> [INFORMATION SUPPLIED]
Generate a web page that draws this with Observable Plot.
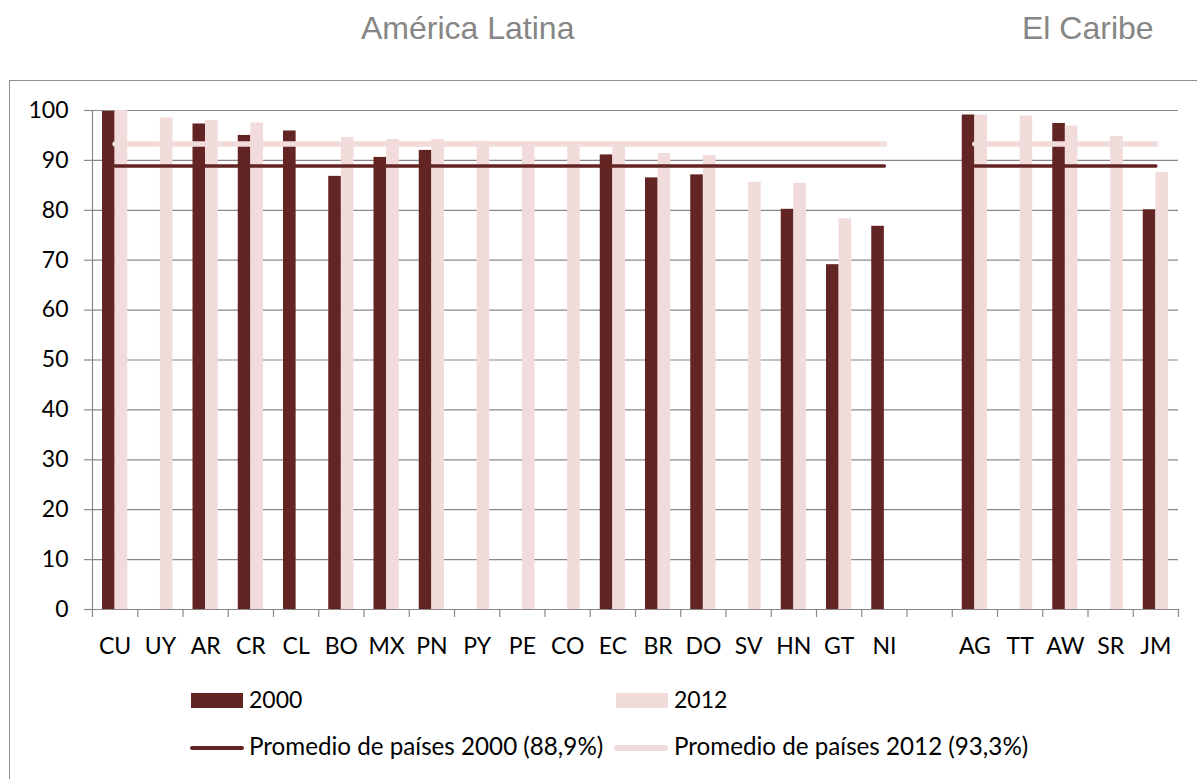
<!DOCTYPE html>
<html>
<head>
<meta charset="utf-8">
<script src="https://cdn.jsdelivr.net/npm/d3@7"></script>
<script src="https://cdn.jsdelivr.net/npm/@observablehq/plot@0.6"></script>
<style>
  body { margin: 0; background: #fff; }
  #wrap { position: relative; width: 1197px; height: 779px; overflow: hidden; background: #fff; font-family: Lato, sans-serif; }
  #chart { position: absolute; left: 0; top: 0; }
  .title { position: absolute; font-family: "Liberation Sans", Arial, sans-serif; font-size: 32px; line-height: 32px; color: #868686; white-space: nowrap; }
  .frame { position: absolute; left: 9px; top: 80px; width: 1210px; height: 720px; border: 1.5px solid #8c8c8c; box-sizing: border-box; pointer-events: none; }
  .sw { position: absolute; height: 15px; width: 52px; }
  .ln { position: absolute; width: 54px; border-radius: 3px; }
  .lt { position: absolute; font-family: Lato, sans-serif; font-size: 23px; line-height: 30px; color: #000; white-space: nowrap; }
  .lt.long { font-size: 24.2px; }
</style>
</head>
<body>
<div id="wrap">
  <div id="chart"></div>
  <div class="frame"></div>
  <div class="title" style="left:361px; top:12px;">América Latina</div>
  <div class="title" style="left:1022px; top:12px;">El Caribe</div>
  <div class="sw" style="left:191px; top:693px; background:#632523;"></div>
  <div class="lt" style="left:249px; top:684px;">2000</div>
  <div class="sw" style="left:616px; top:693px; background:#f2dcdb;"></div>
  <div class="lt" style="left:674px; top:684px;">2012</div>
  <div class="ln" style="left:190px; top:746px; height:4px; background:#632523;"></div>
  <div class="lt long" style="left:249px; top:731px;">Promedio de países 2000 (88,9%)</div>
  <div class="ln" style="left:614px; top:745px; height:6px; background:#f2dcdb;"></div>
  <div class="lt long" style="left:674px; top:731px;">Promedio de países 2012 (93,3%)</div>
</div>
<script>
// ---- data ----
const latin = ["CU","UY","AR","CR","CL","BO","MX","PN","PY","PE","CO","EC","BR","DO","SV","HN","GT","NI"];
const latin2000 = [99.8, null, 97.3, 95.0, 95.9, 86.8, 90.6, 92.0, null, null, null, 91.1, 86.5, 87.1, null, 80.2, 69.1, 76.8];
const latin2012 = [100, 98.5, 98.0, 97.5, null, 94.6, 94.2, 94.2, 93.8, 93.7, 93.6, 93.5, 91.4, 91.0, 85.6, 85.4, 78.3, null];
const caribe = ["AG","TT","AW","SR","JM"];
const caribe2000 = [99.1, null, 97.4, null, 80.1];
const caribe2012 = [99.1, 98.9, 96.9, 94.8, 87.6];
const avg2000 = 88.9;
const avg2012 = 93.3;
const gap = " ";
const yTicks = [0, 10, 20, 30, 40, 50, 60, 70, 80, 90, 100];

// ---- build ----
const domain = [...latin, gap, ...caribe];
const rows = (names, vals) => names.map((c, i) => ({country: c, value: vals[i]})).filter(d => d.value != null);
const bars2000 = [...rows(latin, latin2000), ...rows(caribe, caribe2000)];
const bars2012 = [...rows(latin, latin2012), ...rows(caribe, caribe2012)];
const avgLine = (names, v, group) => [{country: names[0], value: v, g: group}, {country: names[names.length - 1], value: v, g: group}];
const line2000 = [...avgLine(latin, avg2000, "L"), ...avgLine(caribe, avg2000, "C")];
const line2012 = [...avgLine(latin, avg2012, "L"), ...avgLine(caribe, avg2012, "C")];

const W = 1197, H = 779, ML = 92, MR = 19, MT = 110, MB = 170;
const step = (W - ML - MR) / domain.length;
const dark = "#632523", pink = "#f2dcdb", grey = "#888888";

const chart = Plot.plot({
  width: W, height: H,
  marginLeft: ML, marginRight: MR, marginTop: MT, marginBottom: MB,
  style: {fontFamily: "Lato, sans-serif", fontSize: "23px", background: "transparent", color: "#000"},
  x: {type: "band", domain, paddingInner: 0, paddingOuter: 0, round: false, label: null, axis: null},
  y: {domain: [0, 100], label: null, axis: null},
  marks: [
    Plot.gridY(yTicks, {stroke: grey, strokeOpacity: 1, strokeWidth: 1.2}),
    Plot.ruleX([domain[0]], {y1: 0, y2: 100, dx: -step / 2, stroke: grey, strokeWidth: 1.2}),
    Plot.barY(bars2000, {x: "country", y: "value", fill: dark, insetLeft: 10, insetRight: step / 2}),
    Plot.barY(bars2012, {x: "country", y: "value", fill: pink, insetLeft: step / 2, insetRight: 10}),
    Plot.lineY(line2012, {x: "country", y: "value", z: "g", stroke: pink, strokeWidth: 5.5, strokeLinecap: "round"}),
    Plot.lineY(line2000, {x: "country", y: "value", z: "g", stroke: dark, strokeWidth: 3.5, strokeLinecap: "round"}),
    Plot.axisY({ticks: yTicks, tickSize: 8, tickPadding: 16, stroke: grey, strokeWidth: 1.2, fill: "#000", label: null}),
    Plot.axisX({ticks: domain, tickSize: 8, dx: -step / 2, tickFormat: () => "", stroke: grey, strokeWidth: 1.2, label: null}),
    Plot.axisX({ticks: [domain[domain.length - 1]], tickSize: 8, dx: step / 2, tickFormat: () => "", stroke: grey, strokeWidth: 1.2, label: null}),
    Plot.axisX({ticks: domain.filter(d => d !== gap), tickSize: 0, tickPadding: 28, fill: "#000", label: null})
  ]
});
document.getElementById("chart").appendChild(chart);
</script>
</body>
</html>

> [DO THIS]
Copy out every line of the material above exactly, skipping the pictures.

> [FINAL RESULT]
Generate a web page that draws this with Observable Plot.
<!DOCTYPE html>
<html>
<head>
<meta charset="utf-8">
<script src="https://cdn.jsdelivr.net/npm/d3@7"></script>
<script src="https://cdn.jsdelivr.net/npm/@observablehq/plot@0.6"></script>
<style>
  body { margin: 0; background: #fff; }
  #wrap { position: relative; width: 1197px; height: 779px; overflow: hidden; background: #fff; font-family: Lato, sans-serif; }
  #chart { position: absolute; left: 0; top: 0; }
  .title { position: absolute; font-family: "Liberation Sans", Arial, sans-serif; font-size: 32px; line-height: 32px; color: #868686; white-space: nowrap; }
  .frame { position: absolute; left: 9px; top: 80px; width: 1210px; height: 720px; border: 1.5px solid #8c8c8c; box-sizing: border-box; pointer-events: none; }
  .sw { position: absolute; height: 15px; width: 52px; }
  .ln { position: absolute; width: 54px; border-radius: 3px; }
  .lt { position: absolute; font-family: Lato, sans-serif; font-size: 23px; line-height: 30px; color: #000; white-space: nowrap; }
  .lt.long { font-size: 24.2px; }
</style>
</head>
<body>
<div id="wrap">
  <div id="chart"></div>
  <div class="frame"></div>
  <div class="title" style="left:361px; top:12px;">América Latina</div>
  <div class="title" style="left:1022px; top:12px;">El Caribe</div>
  <div class="sw" style="left:191px; top:693px; background:#632523;"></div>
  <div class="lt" style="left:249px; top:684px;">2000</div>
  <div class="sw" style="left:616px; top:693px; background:#f2dcdb;"></div>
  <div class="lt" style="left:674px; top:684px;">2012</div>
  <div class="ln" style="left:190px; top:746px; height:4px; background:#632523;"></div>
  <div class="lt long" style="left:249px; top:731px;">Promedio de países 2000 (88,9%)</div>
  <div class="ln" style="left:614px; top:745px; height:6px; background:#f2dcdb;"></div>
  <div class="lt long" style="left:674px; top:731px;">Promedio de países 2012 (93,3%)</div>
</div>
<script>
// ---- data ----
const latin = ["CU","UY","AR","CR","CL","BO","MX","PN","PY","PE","CO","EC","BR","DO","SV","HN","GT","NI"];
const latin2000 = [99.8, null, 97.3, 95.0, 95.9, 86.8, 90.6, 92.0, null, null, null, 91.1, 86.5, 87.1, null, 80.2, 69.1, 76.8];
const latin2012 = [100, 98.5, 98.0, 97.5, null, 94.6, 94.2, 94.2, 93.8, 93.7, 93.6, 93.5, 91.4, 91.0, 85.6, 85.4, 78.3, null];
const caribe = ["AG","TT","AW","SR","JM"];
const caribe2000 = [99.1, null, 97.4, null, 80.1];
const caribe2012 = [99.1, 98.9, 96.9, 94.8, 87.6];
const avg2000 = 88.9;
const avg2012 = 93.3;
const gap = " ";
const yTicks = [0, 10, 20, 30, 40, 50, 60, 70, 80, 90, 100];

// ---- build ----
const domain = [...latin, gap, ...caribe];
const rows = (names, vals) => names.map((c, i) => ({country: c, value: vals[i]})).filter(d => d.value != null);
const bars2000 = [...rows(latin, latin2000), ...rows(caribe, caribe2000)];
const bars2012 = [...rows(latin, latin2012), ...rows(caribe, caribe2012)];
const avgLine = (names, v, group) => [{country: names[0], value: v, g: group}, {country: names[names.length - 1], value: v, g: group}];
const line2000 = [...avgLine(latin, avg2000, "L"), ...avgLine(caribe, avg2000, "C")];
const line2012 = [...avgLine(latin, avg2012, "L"), ...avgLine(caribe, avg2012, "C")];

const W = 1197, H = 779, ML = 92, MR = 19, MT = 110, MB = 170;
const step = (W - ML - MR) / domain.length;
const dark = "#632523", pink = "#f2dcdb", grey = "#888888";

const chart = Plot.plot({
  width: W, height: H,
  marginLeft: ML, marginRight: MR, marginTop: MT, marginBottom: MB,
  style: {fontFamily: "Lato, sans-serif", fontSize: "23px", background: "transparent", color: "#000"},
  x: {type: "band", domain, paddingInner: 0, paddingOuter: 0, round: false, label: null, axis: null},
  y: {domain: [0, 100], label: null, axis: null},
  marks: [
    Plot.gridY(yTicks, {stroke: grey, strokeOpacity: 1, strokeWidth: 1.2}),
    Plot.ruleX([domain[0]], {y1: 0, y2: 100, dx: -step / 2, stroke: grey, strokeWidth: 1.2}),
    Plot.barY(bars2000, {x: "country", y: "value", fill: dark, insetLeft: 10, insetRight: step / 2}),
    Plot.barY(bars2012, {x: "country", y: "value", fill: pink, insetLeft: step / 2, insetRight: 10}),
    Plot.lineY(line2012, {x: "country", y: "value", z: "g", stroke: pink, strokeWidth: 5.5, strokeLinecap: "round"}),
    Plot.lineY(line2000, {x: "country", y: "value", z: "g", stroke: dark, strokeWidth: 3.5, strokeLinecap: "round"}),
    Plot.axisY({ticks: yTicks, tickSize: 8, tickPadding: 16, stroke: grey, strokeWidth: 1.2, fill: "#000", label: null}),
    Plot.axisX({ticks: domain, tickSize: 8, dx: -step / 2, tickFormat: () => "", stroke: grey, strokeWidth: 1.2, label: null}),
    Plot.axisX({ticks: [domain[domain.length - 1]], tickSize: 8, dx: step / 2, tickFormat: () => "", stroke: grey, strokeWidth: 1.2, label: null}),
    Plot.axisX({ticks: domain.filter(d => d !== gap), tickSize: 0, tickPadding: 28, fill: "#000", label: null})
  ]
});
document.getElementById("chart").appendChild(chart);
</script>
</body>
</html>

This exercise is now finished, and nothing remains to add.